EXTREMISMWhat Happened When Twitter and Other Social Media Platforms Cracked Down on Extremists

By A. C. Thompson

Published 22 August 2022

In a Q&A with ProPublica reporter A.C. Thompson, former intelligence officer and data scientist Welton Chang explains how conspiracy theorists and violent racists fled to smaller platforms. Once there, their remarks festered and spread.

Since Donald Trump’s election in 2016, an entire ecosystem of right-wing social media platforms has come into existence — from Gab (where the alleged Pittsburgh synagogue shooter posted hateful screeds) to Parler (a hot spot for insurrectionary activities in the run-up to Jan. 6) to the former president’s own Truth Social (which was frequented by a fan of his who was recently shot to death after attacking a Cincinnati FBI office). This new wave of apps and sites follows in the footsteps of 4chan and 8kun, older internet message boards that continue to attract a sizable audience of conspiracy theorists and violent racists.

Welton Chang knows this corner of the digital world well. A former Army intelligence officer and human rights activist, Chang runs Pyrra, a small tech startup dedicated to identifying and tracking the extremist ideas circulating in these spaces. Pyrra, which launched in early 2022 with $1.3 million in funding, monitors more than 20 alternative social media sites and online forums, scanning some 100 million messages per week.

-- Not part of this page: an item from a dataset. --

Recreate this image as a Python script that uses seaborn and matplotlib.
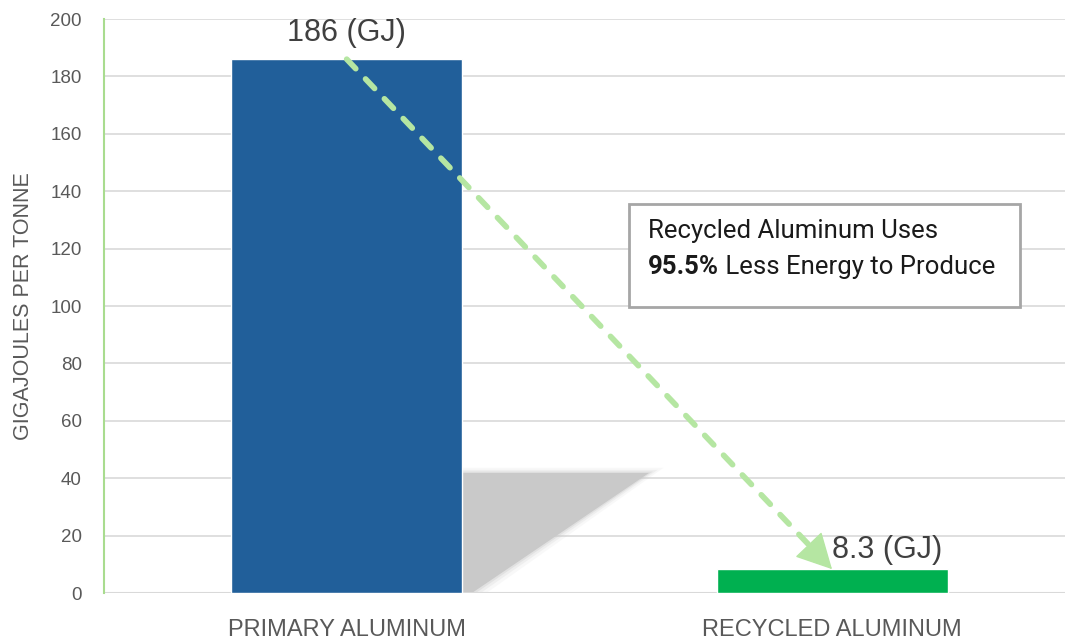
import matplotlib.pyplot as plt
import seaborn as sns
from matplotlib.patches import Polygon, FancyArrowPatch, Rectangle

# chart values
categories = ["PRIMARY ALUMINUM", "RECYCLED ALUMINUM"]
energy_gj = [186, 8.3]
bar_colors = ["#215f9a", "#00b050"]
value_labels = ["186 (GJ)", "8.3 (GJ)"]
y_ticks = [0, 20, 40, 60, 80, 100, 120, 140, 160, 180, 200]
note_line1 = "Recycled Aluminum Uses"
note_bold = "95.5%"
note_rest = " Less Energy to Produce"

sns.set_theme(style="white")
plt.rcParams["font.family"] = ["Liberation Sans", "DejaVu Sans"]

fig = plt.figure(figsize=(10.65, 6.42), dpi=100)
ax = fig.add_axes([0.0977, 0.0763, 0.9023, 0.8941])

sns.barplot(x=categories, y=energy_gj, hue=categories, palette=bar_colors,
            width=0.476, legend=False, saturation=1, ax=ax, zorder=3)

ax.set_xlim(-0.5, 1.48)
ax.set_ylim(0, 200)
ax.set_yticks(y_ticks)
ax.yaxis.grid(True, color="#d9d9d9", lw=1.2, zorder=1)
ax.set_axisbelow(True)

for s in ["top", "right", "bottom"]:
    ax.spines[s].set_visible(False)
ax.spines["left"].set_color("#a9dc8f")
ax.spines["left"].set_linewidth(1.5)
ax.axhline(0, color="#d9d9d9", lw=1.5, zorder=2)

ax.tick_params(axis="y", labelsize=13.5, labelcolor="#595959", length=0, pad=16)
ax.tick_params(axis="x", length=0, pad=19)
for lbl in ax.get_xticklabels():
    lbl.set_fontsize(17)
    lbl.set_color("#595959")
ax.set_xlabel("")
ax.set_ylabel("GIGAJOULES PER TONNE", fontsize=15.5, color="#595959", labelpad=12)

# soft shadow behind the primary bar
bar = ax.patches[0]
bx = bar.get_x() + bar.get_width()
bh = bar.get_height()
for grow, a in [(0.03, 0.12), (0.018, 0.2), (0.008, 0.35), (0.0, 1.0)]:
    top = bh * 0.225 + grow * 60
    shadow = Polygon([(bx, 0), (bx, top), (bx + 0.385 + grow, top), (bx + 0.02 + grow, 0)],
                     closed=True, facecolor="#c9c9c9", edgecolor="none", alpha=a, zorder=1.5)
    ax.add_patch(shadow)

# value labels
ax.text(0, energy_gj[0] + 4, value_labels[0], ha="center", va="bottom",
        fontsize=22, color="#404040", zorder=5)
ax.text(1, energy_gj[1] + 1.3, value_labels[1], ha="left", va="bottom",
        fontsize=22, color="#404040", zorder=5)

# dashed arrow from top of one bar to the other
x0, y0 = 0, energy_gj[0]
x1, y1 = 1, energy_gj[1]
f = 0.965
ax.plot([x0, x0 + (x1 - x0) * f], [y0, y0 + (y1 - y0) * f], color="#b5e6a2", lw=4.1,
        linestyle=(0, (2.3, 2.5)), dash_capstyle="round", zorder=4)
fb = 0.93
head = FancyArrowPatch((x0 + (x1 - x0) * fb, y0 + (y1 - y0) * fb), (x1, y1),
                       arrowstyle="-|>,head_length=1.15,head_width=0.6",
                       mutation_scale=20, color="#b5e6a2", lw=1,
                       shrinkA=0, shrinkB=0, zorder=4)
ax.add_patch(head)

# note box
fig.patches.append(Rectangle((629 / 1065, 1 - 307 / 642), 391 / 1065, 103 / 642,
                             transform=fig.transFigure, facecolor="white",
                             edgecolor="#a6a6a6", lw=2, zorder=6))
note_font = ["Roboto", "DejaVu Sans"]
fig.text(648 / 1065, 1 - 231 / 642, note_line1, fontsize=18.5, color="#1a1a1a",
         family=note_font, va="center", zorder=7)
t = fig.text(648 / 1065, 1 - 267 / 642, note_bold, fontsize=18.5, color="#1a1a1a",
             family=note_font, fontweight="bold", va="center", zorder=7)
fig.canvas.draw()
bb = t.get_window_extent()
fig.text(bb.x1 / 1065, 1 - 267 / 642, note_rest, fontsize=18.5, color="#1a1a1a",
         family=note_font, va="center", zorder=7)

fig.savefig("out.png", dpi=100)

Chang, a data scientist, says increased content moderation at major social media platforms — including the ouster of figures ranging from Trump to Alex Jones — has driven a sizable contingent of users to the spaces Pyrra tracks, which tend toward an absolutist view of free speech.

This conversation has been edited for length and clarity.

Can you tell me in simple terms what Pyrra does?
Pyrra is a threat intelligence company. We do three things: We collect content — publicly available information — from alternative social media sites. We use machine learning and advanced algorithms to detect violent threats, hate speech and disinformation that are popping up on these platforms. And then we display that information for our clients, either through reports or through a platform that we have.

We got our start in the human rights community. We were a project inside of Human Rights First [a U.S.-based advocacy group]. … We spun out of HRF as our own company in December 2021 and launched our platform earlier this year.